* DATA SUPPLIED:

————————

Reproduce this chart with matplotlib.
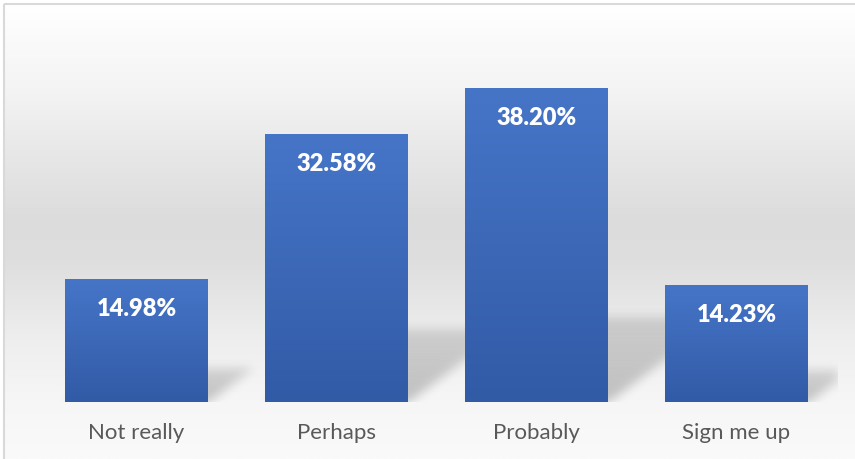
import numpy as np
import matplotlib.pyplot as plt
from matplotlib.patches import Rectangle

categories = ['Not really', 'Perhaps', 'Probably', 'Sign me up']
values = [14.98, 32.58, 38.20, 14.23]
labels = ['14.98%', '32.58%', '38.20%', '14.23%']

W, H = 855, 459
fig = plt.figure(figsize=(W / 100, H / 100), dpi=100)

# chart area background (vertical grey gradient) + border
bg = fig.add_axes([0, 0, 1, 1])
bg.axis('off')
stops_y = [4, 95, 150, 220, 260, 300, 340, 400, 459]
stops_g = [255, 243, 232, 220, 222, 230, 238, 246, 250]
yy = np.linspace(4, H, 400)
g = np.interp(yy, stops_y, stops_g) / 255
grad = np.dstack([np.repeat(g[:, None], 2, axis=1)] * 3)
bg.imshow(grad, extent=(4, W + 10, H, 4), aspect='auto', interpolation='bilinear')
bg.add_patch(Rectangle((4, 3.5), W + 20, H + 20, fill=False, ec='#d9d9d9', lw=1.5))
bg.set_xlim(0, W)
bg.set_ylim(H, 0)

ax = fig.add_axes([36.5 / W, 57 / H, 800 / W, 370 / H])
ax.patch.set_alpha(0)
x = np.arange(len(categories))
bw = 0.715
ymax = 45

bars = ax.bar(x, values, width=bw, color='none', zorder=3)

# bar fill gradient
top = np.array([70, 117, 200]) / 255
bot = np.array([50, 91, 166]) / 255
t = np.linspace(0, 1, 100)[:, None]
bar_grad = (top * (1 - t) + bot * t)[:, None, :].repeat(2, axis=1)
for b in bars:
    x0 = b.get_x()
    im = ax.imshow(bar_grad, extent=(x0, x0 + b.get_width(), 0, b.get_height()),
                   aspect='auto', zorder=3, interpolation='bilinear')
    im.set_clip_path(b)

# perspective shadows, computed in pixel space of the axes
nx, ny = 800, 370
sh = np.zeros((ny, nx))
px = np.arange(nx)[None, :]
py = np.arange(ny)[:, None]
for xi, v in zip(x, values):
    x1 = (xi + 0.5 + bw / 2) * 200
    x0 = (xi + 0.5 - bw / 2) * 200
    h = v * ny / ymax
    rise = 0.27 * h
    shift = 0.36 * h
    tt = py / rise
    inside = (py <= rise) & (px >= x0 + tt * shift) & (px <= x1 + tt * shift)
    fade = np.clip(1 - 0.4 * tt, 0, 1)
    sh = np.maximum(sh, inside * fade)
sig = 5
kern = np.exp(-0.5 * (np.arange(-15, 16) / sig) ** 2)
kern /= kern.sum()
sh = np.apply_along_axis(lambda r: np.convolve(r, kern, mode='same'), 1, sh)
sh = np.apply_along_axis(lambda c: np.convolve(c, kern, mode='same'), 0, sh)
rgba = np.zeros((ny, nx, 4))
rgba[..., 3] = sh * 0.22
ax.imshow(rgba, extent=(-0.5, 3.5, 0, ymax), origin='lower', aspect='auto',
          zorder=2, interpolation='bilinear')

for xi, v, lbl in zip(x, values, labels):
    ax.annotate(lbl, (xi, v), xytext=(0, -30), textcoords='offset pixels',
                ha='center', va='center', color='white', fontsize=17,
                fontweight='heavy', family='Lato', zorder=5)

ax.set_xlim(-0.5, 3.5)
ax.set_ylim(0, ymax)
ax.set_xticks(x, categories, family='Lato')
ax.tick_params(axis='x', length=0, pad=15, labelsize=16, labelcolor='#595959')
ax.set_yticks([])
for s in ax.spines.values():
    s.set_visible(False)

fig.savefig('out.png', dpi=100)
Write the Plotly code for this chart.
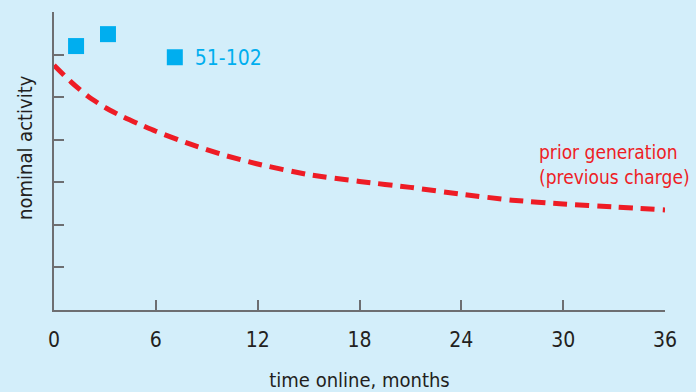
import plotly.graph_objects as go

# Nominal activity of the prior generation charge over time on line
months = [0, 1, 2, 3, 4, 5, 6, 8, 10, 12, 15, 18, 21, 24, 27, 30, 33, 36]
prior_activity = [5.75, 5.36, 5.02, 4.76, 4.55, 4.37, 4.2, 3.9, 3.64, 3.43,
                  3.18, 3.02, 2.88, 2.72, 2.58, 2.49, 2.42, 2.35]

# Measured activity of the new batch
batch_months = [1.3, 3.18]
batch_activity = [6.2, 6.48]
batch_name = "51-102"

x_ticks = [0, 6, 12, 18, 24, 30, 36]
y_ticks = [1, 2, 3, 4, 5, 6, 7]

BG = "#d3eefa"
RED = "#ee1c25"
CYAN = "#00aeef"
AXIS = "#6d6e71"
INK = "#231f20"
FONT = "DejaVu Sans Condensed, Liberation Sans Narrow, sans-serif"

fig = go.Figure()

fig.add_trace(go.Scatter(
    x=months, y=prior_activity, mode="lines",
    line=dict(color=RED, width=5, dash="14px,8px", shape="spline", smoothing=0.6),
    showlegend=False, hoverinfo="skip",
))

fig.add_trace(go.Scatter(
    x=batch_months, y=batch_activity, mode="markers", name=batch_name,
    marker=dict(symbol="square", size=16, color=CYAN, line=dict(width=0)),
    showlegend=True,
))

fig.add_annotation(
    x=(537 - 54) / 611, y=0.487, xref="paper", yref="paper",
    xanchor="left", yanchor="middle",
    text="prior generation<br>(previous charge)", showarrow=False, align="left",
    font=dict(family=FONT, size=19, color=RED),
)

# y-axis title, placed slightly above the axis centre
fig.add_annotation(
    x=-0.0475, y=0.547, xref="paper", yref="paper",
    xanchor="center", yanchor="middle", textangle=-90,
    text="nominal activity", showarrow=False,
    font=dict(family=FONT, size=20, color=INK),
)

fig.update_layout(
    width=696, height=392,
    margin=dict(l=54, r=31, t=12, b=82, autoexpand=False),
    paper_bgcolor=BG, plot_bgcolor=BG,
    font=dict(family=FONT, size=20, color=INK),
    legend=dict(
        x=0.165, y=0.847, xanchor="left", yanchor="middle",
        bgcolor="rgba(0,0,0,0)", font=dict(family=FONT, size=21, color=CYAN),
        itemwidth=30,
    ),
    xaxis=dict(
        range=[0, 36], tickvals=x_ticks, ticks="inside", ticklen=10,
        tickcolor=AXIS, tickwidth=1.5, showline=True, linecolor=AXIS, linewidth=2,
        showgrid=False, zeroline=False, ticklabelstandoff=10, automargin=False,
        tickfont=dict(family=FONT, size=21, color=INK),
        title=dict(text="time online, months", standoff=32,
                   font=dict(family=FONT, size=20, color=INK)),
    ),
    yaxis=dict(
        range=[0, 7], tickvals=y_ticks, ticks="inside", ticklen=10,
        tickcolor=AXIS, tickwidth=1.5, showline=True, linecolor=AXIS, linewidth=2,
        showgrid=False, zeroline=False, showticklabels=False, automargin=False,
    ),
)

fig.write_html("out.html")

————————

* WHAT TO DO:
From the first line above through the line containing "bars = ax.bar(x, values, width=bw, color='none', zorder=3)", copy everything exactly, without the pictures.

* SOLVED PROBLEM:
Reproduce this chart with matplotlib.
import numpy as np
import matplotlib.pyplot as plt
from matplotlib.patches import Rectangle

categories = ['Not really', 'Perhaps', 'Probably', 'Sign me up']
values = [14.98, 32.58, 38.20, 14.23]
labels = ['14.98%', '32.58%', '38.20%', '14.23%']

W, H = 855, 459
fig = plt.figure(figsize=(W / 100, H / 100), dpi=100)

# chart area background (vertical grey gradient) + border
bg = fig.add_axes([0, 0, 1, 1])
bg.axis('off')
stops_y = [4, 95, 150, 220, 260, 300, 340, 400, 459]
stops_g = [255, 243, 232, 220, 222, 230, 238, 246, 250]
yy = np.linspace(4, H, 400)
g = np.interp(yy, stops_y, stops_g) / 255
grad = np.dstack([np.repeat(g[:, None], 2, axis=1)] * 3)
bg.imshow(grad, extent=(4, W + 10, H, 4), aspect='auto', interpolation='bilinear')
bg.add_patch(Rectangle((4, 3.5), W + 20, H + 20, fill=False, ec='#d9d9d9', lw=1.5))
bg.set_xlim(0, W)
bg.set_ylim(H, 0)

ax = fig.add_axes([36.5 / W, 57 / H, 800 / W, 370 / H])
ax.patch.set_alpha(0)
x = np.arange(len(categories))
bw = 0.715
ymax = 45

bars = ax.bar(x, values, width=bw, color='none', zorder=3)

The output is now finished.